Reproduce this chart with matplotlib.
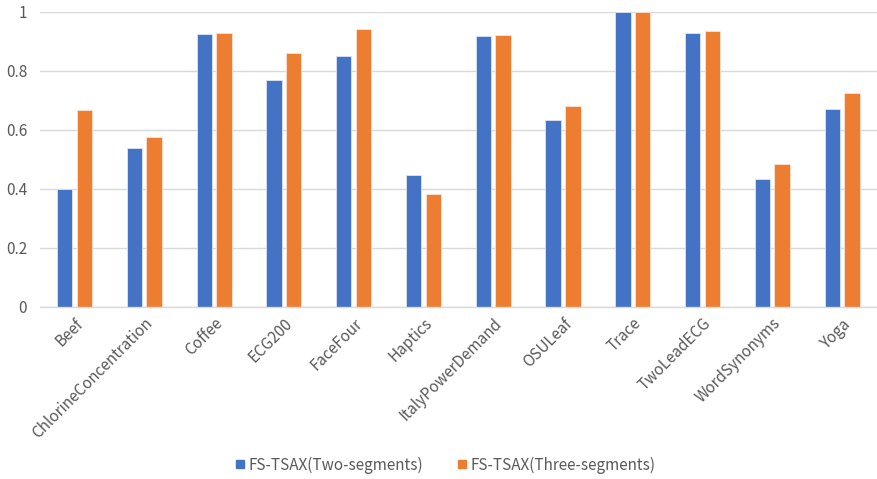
import matplotlib
matplotlib.use("Agg")
import matplotlib.pyplot as plt
from matplotlib.lines import Line2D
import numpy as np

categories = ["Beef", "ChlorineConcentration", "Coffee", "ECG200", "FaceFour",
              "Haptics", "ItalyPowerDemand", "OSULeaf", "Trace", "TwoLeadECG",
              "WordSynonyms", "Yoga"]
two_segments = [0.400, 0.537, 0.926, 0.769, 0.851, 0.447, 0.920, 0.635, 1.000, 0.930, 0.433, 0.670]
three_segments = [0.667, 0.575, 0.930, 0.861, 0.941, 0.383, 0.923, 0.681, 1.000, 0.936, 0.483, 0.724]
series_names = ["FS-TSAX(Two-segments)", "FS-TSAX(Three-segments)"]
y_ticks = [0, 0.2, 0.4, 0.6, 0.8, 1]
y_tick_labels = ["0", "0.2", "0.4", "0.6", "0.8", "1"]

BLUE = "#4472C4"
ORANGE = "#ED7D31"
TEXT = "#595959"
GRID = "#D9D9D9"

plt.rcParams["font.family"] = ["Noto Sans CJK SC", "DejaVu Sans"]

fig = plt.figure(figsize=(8.77, 4.79), dpi=100)
ax = fig.add_axes([0.0452, 0.3597, 0.9548, 0.975 - 0.3597])

x = np.arange(len(categories))
w = 0.22
off = 0.141
ax.bar(x - off, two_segments, width=w, color=BLUE, edgecolor="#DCE5F5", linewidth=0.6, zorder=3)
ax.bar(x + off, three_segments, width=w, color=ORANGE, edgecolor="#FBE3D3", linewidth=0.6, zorder=3)

ax.set_xlim(-0.5, len(categories) - 0.5)
ax.set_ylim(0, 1)
ax.set_yticks(y_ticks)
ax.set_yticklabels(y_tick_labels)
ax.yaxis.grid(True, color=GRID, linewidth=1.0, zorder=0)
ax.set_axisbelow(True)
for s in ["top", "right", "left"]:
    ax.spines[s].set_visible(False)
ax.spines["bottom"].set_color(GRID)
ax.spines["bottom"].set_linewidth(1.0)
ax.spines["bottom"].set_zorder(4)

ax.tick_params(axis="y", length=0, pad=9, labelsize=11, labelcolor=TEXT)
ax.tick_params(axis="x", length=0, pad=6, labelsize=11, labelcolor=TEXT)
ax.set_xticks(x)
ax.set_xticklabels(categories, rotation=45, ha="right", va="top", rotation_mode="anchor")

handles = [
    Line2D([], [], marker="s", linestyle="none", markersize=6, color=BLUE),
    Line2D([], [], marker="s", linestyle="none", markersize=6, color=ORANGE),
]
leg = fig.legend(handles, series_names, loc="center", bbox_to_anchor=(0.508, 0.029),
                 ncol=2, frameon=False, fontsize=11, handlelength=0.6,
                 handletextpad=0.3, columnspacing=2.2)
for t in leg.get_texts():
    t.set_color(TEXT)

fig.savefig("out.png", dpi=100)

* * * *

**WHAT TO WORK ON:** Skip the pictures, then retype every line above exactly.

**RESPONSE TO THE EXERCISE:**
Reproduce this chart with matplotlib.
import matplotlib
matplotlib.use("Agg")
import matplotlib.pyplot as plt
from matplotlib.lines import Line2D
import numpy as np

categories = ["Beef", "ChlorineConcentration", "Coffee", "ECG200", "FaceFour",
              "Haptics", "ItalyPowerDemand", "OSULeaf", "Trace", "TwoLeadECG",
              "WordSynonyms", "Yoga"]
two_segments = [0.400, 0.537, 0.926, 0.769, 0.851, 0.447, 0.920, 0.635, 1.000, 0.930, 0.433, 0.670]
three_segments = [0.667, 0.575, 0.930, 0.861, 0.941, 0.383, 0.923, 0.681, 1.000, 0.936, 0.483, 0.724]
series_names = ["FS-TSAX(Two-segments)", "FS-TSAX(Three-segments)"]
y_ticks = [0, 0.2, 0.4, 0.6, 0.8, 1]
y_tick_labels = ["0", "0.2", "0.4", "0.6", "0.8", "1"]

BLUE = "#4472C4"
ORANGE = "#ED7D31"
TEXT = "#595959"
GRID = "#D9D9D9"

plt.rcParams["font.family"] = ["Noto Sans CJK SC", "DejaVu Sans"]

fig = plt.figure(figsize=(8.77, 4.79), dpi=100)
ax = fig.add_axes([0.0452, 0.3597, 0.9548, 0.975 - 0.3597])

x = np.arange(len(categories))
w = 0.22
off = 0.141
ax.bar(x - off, two_segments, width=w, color=BLUE, edgecolor="#DCE5F5", linewidth=0.6, zorder=3)
ax.bar(x + off, three_segments, width=w, color=ORANGE, edgecolor="#FBE3D3", linewidth=0.6, zorder=3)

ax.set_xlim(-0.5, len(categories) - 0.5)
ax.set_ylim(0, 1)
ax.set_yticks(y_ticks)
ax.set_yticklabels(y_tick_labels)
ax.yaxis.grid(True, color=GRID, linewidth=1.0, zorder=0)
ax.set_axisbelow(True)
for s in ["top", "right", "left"]:
    ax.spines[s].set_visible(False)
ax.spines["bottom"].set_color(GRID)
ax.spines["bottom"].set_linewidth(1.0)
ax.spines["bottom"].set_zorder(4)

ax.tick_params(axis="y", length=0, pad=9, labelsize=11, labelcolor=TEXT)
ax.tick_params(axis="x", length=0, pad=6, labelsize=11, labelcolor=TEXT)
ax.set_xticks(x)
ax.set_xticklabels(categories, rotation=45, ha="right", va="top", rotation_mode="anchor")

handles = [
    Line2D([], [], marker="s", linestyle="none", markersize=6, color=BLUE),
    Line2D([], [], marker="s", linestyle="none", markersize=6, color=ORANGE),
]
leg = fig.legend(handles, series_names, loc="center", bbox_to_anchor=(0.508, 0.029),
                 ncol=2, frameon=False, fontsize=11, handlelength=0.6,
                 handletextpad=0.3, columnspacing=2.2)
for t in leg.get_texts():
    t.set_color(TEXT)

fig.savefig("out.png", dpi=100)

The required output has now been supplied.